#### Materials provided ####

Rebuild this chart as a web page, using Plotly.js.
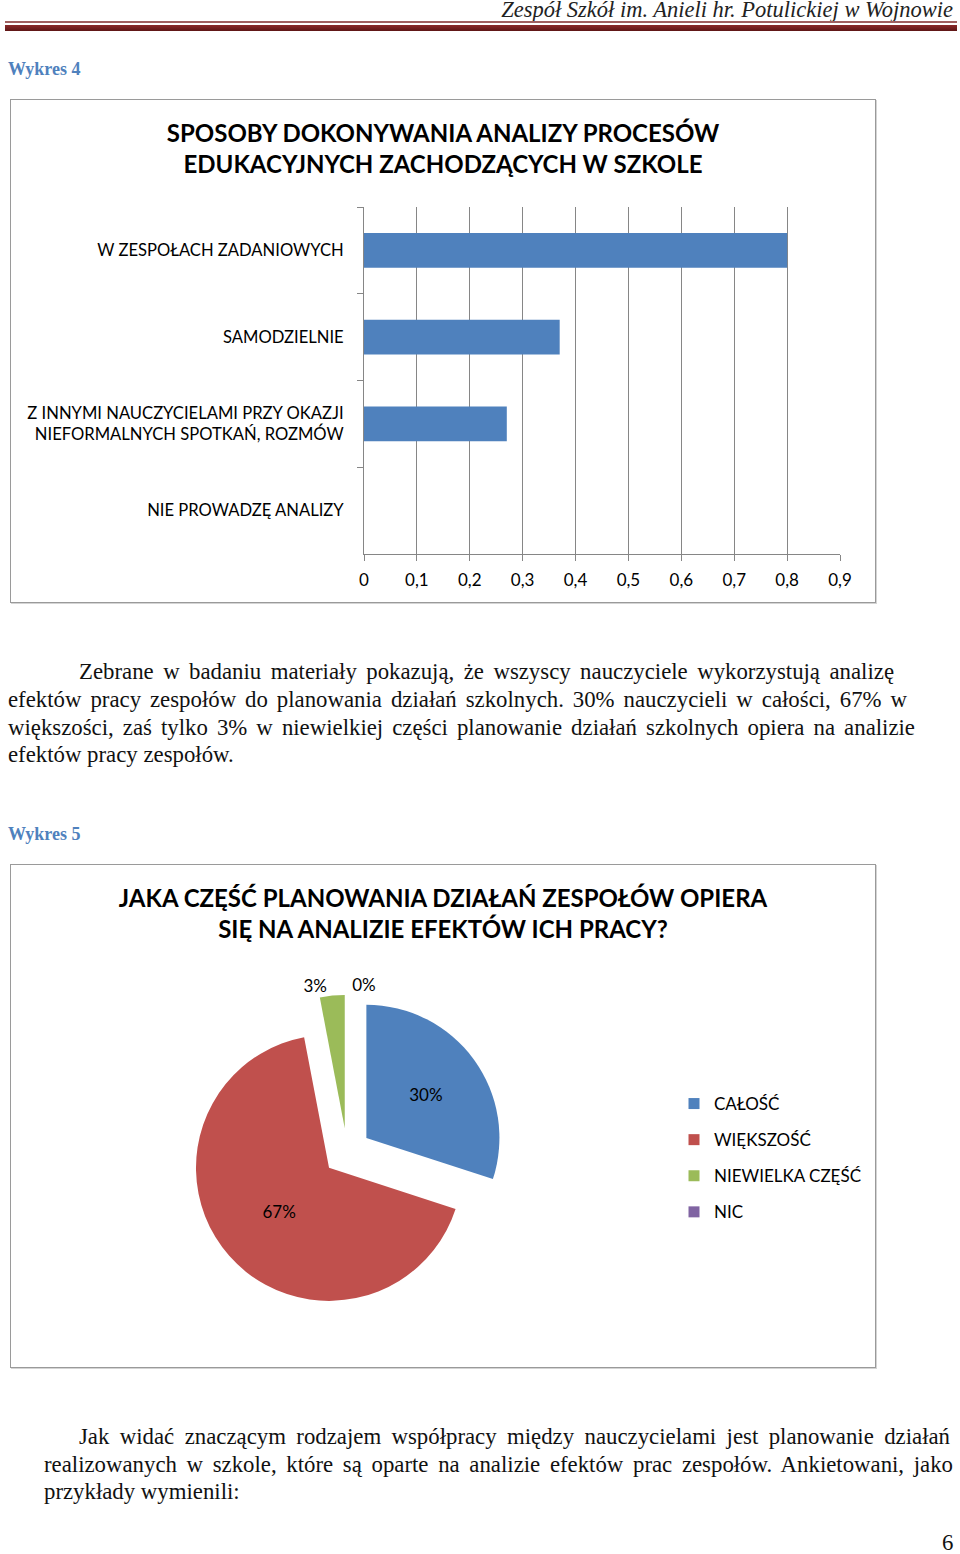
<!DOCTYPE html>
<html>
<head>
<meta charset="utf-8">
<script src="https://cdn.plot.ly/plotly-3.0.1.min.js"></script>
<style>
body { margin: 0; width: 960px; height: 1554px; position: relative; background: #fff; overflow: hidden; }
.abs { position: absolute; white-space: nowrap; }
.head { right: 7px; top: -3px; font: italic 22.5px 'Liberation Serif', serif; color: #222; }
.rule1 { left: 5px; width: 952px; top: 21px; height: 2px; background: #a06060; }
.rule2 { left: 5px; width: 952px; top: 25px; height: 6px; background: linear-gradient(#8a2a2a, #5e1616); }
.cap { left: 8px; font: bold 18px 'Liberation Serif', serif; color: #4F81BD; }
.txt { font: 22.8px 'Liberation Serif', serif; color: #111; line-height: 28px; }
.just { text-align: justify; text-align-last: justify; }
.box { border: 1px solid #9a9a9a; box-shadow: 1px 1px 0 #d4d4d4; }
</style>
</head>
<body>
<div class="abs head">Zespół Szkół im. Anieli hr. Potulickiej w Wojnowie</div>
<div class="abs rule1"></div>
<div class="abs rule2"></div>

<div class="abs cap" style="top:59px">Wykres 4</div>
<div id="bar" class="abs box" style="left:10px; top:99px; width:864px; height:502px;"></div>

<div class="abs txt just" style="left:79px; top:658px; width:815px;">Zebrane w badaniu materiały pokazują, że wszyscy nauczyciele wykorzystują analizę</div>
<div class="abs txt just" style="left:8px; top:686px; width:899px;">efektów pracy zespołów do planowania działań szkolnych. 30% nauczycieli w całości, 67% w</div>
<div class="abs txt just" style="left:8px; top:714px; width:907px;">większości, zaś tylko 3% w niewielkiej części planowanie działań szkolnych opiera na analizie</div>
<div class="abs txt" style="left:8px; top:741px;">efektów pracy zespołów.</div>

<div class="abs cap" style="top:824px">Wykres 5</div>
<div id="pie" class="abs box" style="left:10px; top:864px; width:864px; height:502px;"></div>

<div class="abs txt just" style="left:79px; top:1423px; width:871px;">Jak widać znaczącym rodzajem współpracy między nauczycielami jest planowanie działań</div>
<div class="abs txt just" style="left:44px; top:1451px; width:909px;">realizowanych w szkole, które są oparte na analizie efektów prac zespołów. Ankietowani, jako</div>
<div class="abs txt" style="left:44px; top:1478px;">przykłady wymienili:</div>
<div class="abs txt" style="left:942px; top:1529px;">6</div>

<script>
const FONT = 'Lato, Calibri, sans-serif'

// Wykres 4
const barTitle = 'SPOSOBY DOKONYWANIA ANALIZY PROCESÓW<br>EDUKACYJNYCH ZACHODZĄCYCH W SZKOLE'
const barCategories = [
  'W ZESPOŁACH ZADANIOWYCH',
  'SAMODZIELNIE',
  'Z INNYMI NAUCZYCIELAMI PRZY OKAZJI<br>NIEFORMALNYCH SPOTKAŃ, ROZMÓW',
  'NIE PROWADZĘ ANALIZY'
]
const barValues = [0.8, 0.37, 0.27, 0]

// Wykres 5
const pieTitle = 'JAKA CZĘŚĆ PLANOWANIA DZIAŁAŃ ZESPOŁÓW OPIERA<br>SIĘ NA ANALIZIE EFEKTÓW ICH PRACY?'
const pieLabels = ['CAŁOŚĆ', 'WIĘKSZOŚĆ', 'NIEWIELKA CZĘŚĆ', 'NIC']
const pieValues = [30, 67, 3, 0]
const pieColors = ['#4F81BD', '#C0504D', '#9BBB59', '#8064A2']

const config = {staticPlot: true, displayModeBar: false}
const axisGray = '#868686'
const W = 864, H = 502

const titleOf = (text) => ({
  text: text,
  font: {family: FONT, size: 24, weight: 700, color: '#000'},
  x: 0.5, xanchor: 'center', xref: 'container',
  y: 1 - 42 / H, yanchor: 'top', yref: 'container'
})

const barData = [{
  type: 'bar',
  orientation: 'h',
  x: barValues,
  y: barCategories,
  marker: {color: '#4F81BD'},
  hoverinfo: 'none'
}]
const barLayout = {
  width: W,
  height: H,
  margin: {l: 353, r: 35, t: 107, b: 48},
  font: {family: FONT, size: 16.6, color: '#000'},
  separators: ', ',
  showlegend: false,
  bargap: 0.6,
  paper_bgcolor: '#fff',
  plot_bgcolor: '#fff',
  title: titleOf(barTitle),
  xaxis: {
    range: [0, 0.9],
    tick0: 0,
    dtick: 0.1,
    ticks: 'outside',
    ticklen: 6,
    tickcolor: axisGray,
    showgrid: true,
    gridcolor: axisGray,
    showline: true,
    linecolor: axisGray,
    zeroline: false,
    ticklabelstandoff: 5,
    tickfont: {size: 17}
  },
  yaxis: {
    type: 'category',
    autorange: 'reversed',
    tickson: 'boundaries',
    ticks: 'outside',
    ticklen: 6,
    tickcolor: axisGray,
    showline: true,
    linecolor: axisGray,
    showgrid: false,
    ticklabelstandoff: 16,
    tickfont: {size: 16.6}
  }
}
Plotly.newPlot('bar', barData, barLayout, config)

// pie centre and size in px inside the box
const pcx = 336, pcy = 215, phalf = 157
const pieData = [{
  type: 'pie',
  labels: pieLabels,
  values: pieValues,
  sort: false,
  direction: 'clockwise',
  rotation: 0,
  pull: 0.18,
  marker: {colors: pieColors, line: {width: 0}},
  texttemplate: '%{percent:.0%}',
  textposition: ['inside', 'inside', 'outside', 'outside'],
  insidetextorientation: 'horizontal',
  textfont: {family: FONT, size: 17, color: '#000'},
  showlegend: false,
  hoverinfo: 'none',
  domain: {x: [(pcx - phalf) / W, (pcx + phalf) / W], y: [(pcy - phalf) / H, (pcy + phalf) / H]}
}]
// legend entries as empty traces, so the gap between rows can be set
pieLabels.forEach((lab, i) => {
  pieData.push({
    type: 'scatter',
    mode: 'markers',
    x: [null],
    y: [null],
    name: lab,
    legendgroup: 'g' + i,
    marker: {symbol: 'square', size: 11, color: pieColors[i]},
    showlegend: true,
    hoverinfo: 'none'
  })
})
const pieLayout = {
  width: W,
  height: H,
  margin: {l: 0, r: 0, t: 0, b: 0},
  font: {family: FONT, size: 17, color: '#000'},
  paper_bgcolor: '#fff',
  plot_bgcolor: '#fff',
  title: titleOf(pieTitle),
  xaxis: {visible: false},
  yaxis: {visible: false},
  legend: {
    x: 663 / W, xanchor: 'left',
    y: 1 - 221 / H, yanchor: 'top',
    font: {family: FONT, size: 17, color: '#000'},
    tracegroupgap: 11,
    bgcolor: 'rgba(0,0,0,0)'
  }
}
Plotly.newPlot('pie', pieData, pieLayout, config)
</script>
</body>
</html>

####
#### Materials provided ####

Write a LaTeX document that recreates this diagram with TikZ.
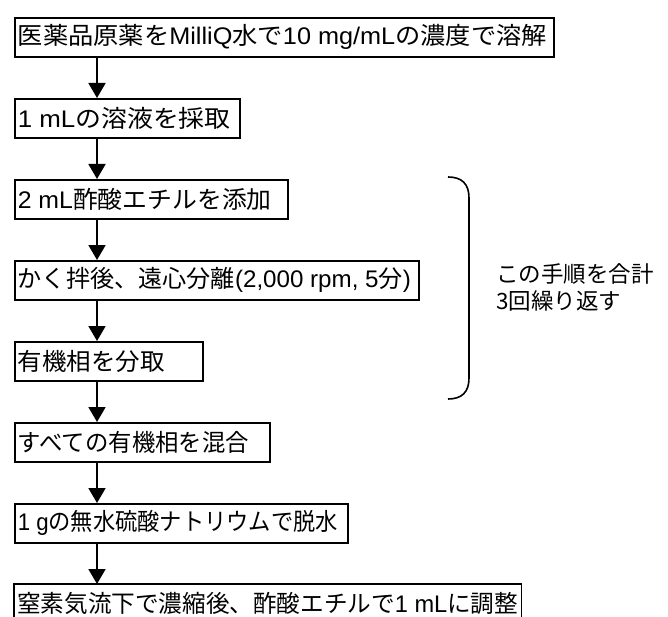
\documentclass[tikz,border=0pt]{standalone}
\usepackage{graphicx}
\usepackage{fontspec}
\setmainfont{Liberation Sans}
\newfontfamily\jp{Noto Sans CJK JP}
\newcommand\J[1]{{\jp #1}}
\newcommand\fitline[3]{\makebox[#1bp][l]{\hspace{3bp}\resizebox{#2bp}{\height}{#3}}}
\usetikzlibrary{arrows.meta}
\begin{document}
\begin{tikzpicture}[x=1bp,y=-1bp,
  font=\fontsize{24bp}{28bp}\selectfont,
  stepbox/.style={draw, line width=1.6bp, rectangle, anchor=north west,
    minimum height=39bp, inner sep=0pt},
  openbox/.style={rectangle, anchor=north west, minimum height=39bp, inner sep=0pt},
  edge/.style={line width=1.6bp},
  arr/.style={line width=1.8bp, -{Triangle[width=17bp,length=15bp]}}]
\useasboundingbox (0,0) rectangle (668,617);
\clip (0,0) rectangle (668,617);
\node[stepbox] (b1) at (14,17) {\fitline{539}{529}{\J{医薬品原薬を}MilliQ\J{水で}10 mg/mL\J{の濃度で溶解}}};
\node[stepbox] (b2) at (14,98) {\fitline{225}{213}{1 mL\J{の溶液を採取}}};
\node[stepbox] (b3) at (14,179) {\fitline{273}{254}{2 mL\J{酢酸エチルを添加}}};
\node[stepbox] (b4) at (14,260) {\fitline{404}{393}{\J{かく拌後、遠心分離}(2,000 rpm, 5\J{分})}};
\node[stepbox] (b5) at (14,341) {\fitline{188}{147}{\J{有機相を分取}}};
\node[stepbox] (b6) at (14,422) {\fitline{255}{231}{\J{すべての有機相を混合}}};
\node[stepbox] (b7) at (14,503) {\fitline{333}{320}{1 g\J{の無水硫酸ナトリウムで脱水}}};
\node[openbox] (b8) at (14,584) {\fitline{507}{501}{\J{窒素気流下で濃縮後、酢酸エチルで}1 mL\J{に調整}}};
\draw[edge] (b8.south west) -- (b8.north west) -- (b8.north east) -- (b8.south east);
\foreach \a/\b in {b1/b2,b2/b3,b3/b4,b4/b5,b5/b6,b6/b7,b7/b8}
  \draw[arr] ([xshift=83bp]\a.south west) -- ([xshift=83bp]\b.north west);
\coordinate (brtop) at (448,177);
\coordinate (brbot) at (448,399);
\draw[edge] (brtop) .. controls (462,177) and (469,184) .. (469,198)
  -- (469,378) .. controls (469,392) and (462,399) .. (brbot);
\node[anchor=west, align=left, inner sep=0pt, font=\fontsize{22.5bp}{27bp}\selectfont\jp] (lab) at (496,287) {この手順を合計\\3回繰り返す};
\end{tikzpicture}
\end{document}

####

Requirement
Look through the entries above; copy each line where the string "this" appears.

Completed exercise
Rebuild this chart as a web page, using Plotly.js.
Write a LaTeX document that recreates this diagram with TikZ.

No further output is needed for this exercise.